Death of Unions Greatly Exaggerated
The Supreme Court is expected this month to issue its opinion in Janus v. American Federation of State, County, and Municipal Employees, a closely watched case viewed as a bellwether for the future of unions. At issue is whether unions have the right to mandate collection of agency fees from non-members. According to the current law of the land, they can, because even non-members benefit from collective bargaining.
Pro-union forces see it as yet another attempt to chip away at union viability, and they are not wrong. The issue has been part of the supply-side’s long game, and this is their third time at bat in recent years. In 2014, the Court decided 5-4 that the Illinois Public Labor Relations Act violated the First Amendment by allowing unions to collect from non-members but refused to rule decisively, reversing in general, affirming in part and remanding a 7th Circuit Court of Appeals decision in Harris v. Quinn.

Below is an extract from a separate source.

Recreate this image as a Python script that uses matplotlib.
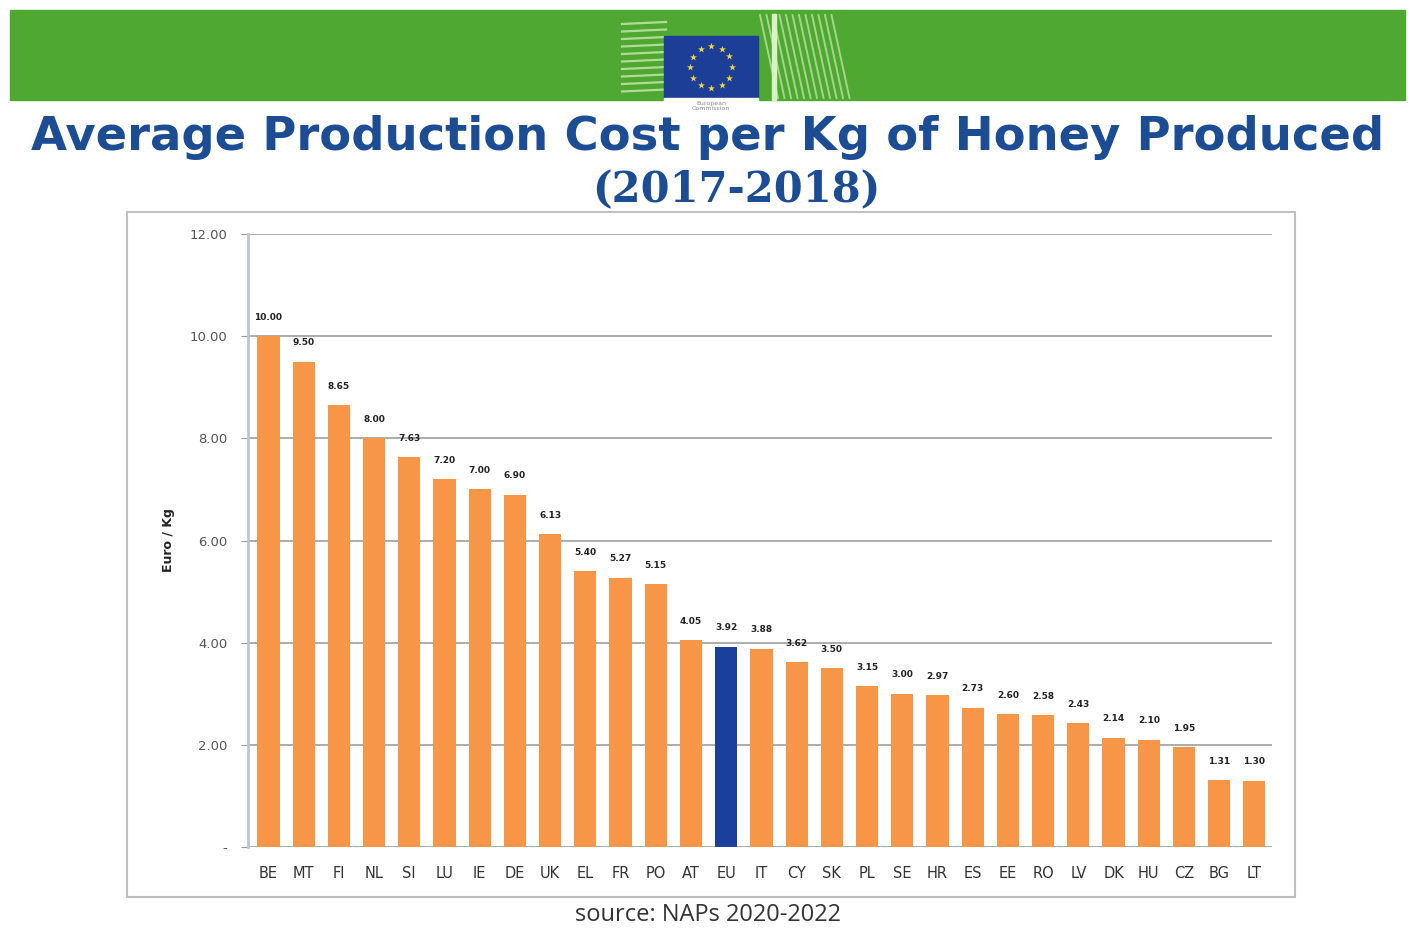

As with Harris, this latest challenge comes courtesy of the National Right to Work Legal Defense Foundation, once again led by advocate William Messenger on behalf of the plaintiff, Mark Janus. Janus is a child support specialist for state government in Illinois. Both cases deal with state employees.
In 2016 the issue came up again, but the court was split 4/4 (absent Antonin Scalia) in Friedrichs v. California Teachers Association, with Jones Day’s Michael Carvin for the plaintiff. Janus, then, is a do-over of sorts. What these courtroom crusaders are taking aim at is a 40-year-old Supreme Court ruling, Abood v. Detroit Board of Education. Decided in 1976, Abood sanctioned non-member fee requirements — referred to as”fair share” or “agency fees” — as long as the funds were used for universal activities like contract negotiations and not “political speech,” such as lobbying.
That demarcation line that is no doubt difficult to trace, hence the brisk pace of Abood challenges. Predictably, Scalia’s replacement Neil Gorsuch is expected to cast the deciding vote. Interestingly, he was inscrutable during oral arguments February 26. SCOTUSblog reporter Amy Howe offered an insightful analysis along with some good context: “before Gorsuch served on the U.S. Court of Appeals for the 10th Circuit, he was in private practice, where [defense counsel David] Frederick was one of his law partners.” One credits Gorsuch with the professionalism required for a neutral assessment, while at the same time feeling he will not give the defense argument short shrift.
Patrick Wright assesses Gorsuch’s judicial tendencies in an article for The Hill that explains how the Court’s newest member is a textualist when it comes to interpreting statutes, “which generally means he reads Congress’s texts as written and he then applies those laws without transforming them to meet his policy preferences,” and an originalist when it comes to the Constitution: “That means in Janus he will try to understand what the First Amendment meant at the time it was adopted and apply that understanding to modern issues like forced subsidization of union speech.”
Wright, who filed an amicus brief in support of the petitioner, is of the mind that “the unions will survive without agency fees. Considering his position, this could just be an lip service. But it’s hard to imagine it not being true. The unions have endured through many challenges. They are the yin to capitalism’s yang, and while both sides at times seem zealous past the point of self-interest, the pendulum swings and eventually they seem to balance each other out. Unions have, in the past, demonstrated the cleverness to work within the new rules. After all, before they were called “agency feels” they were “union dues.” No doubt there will be growing pains should organized labor be forced to adapt to new rules, but adapt or die is a mantra suited to both sides. The battle itself is proof each is adapting.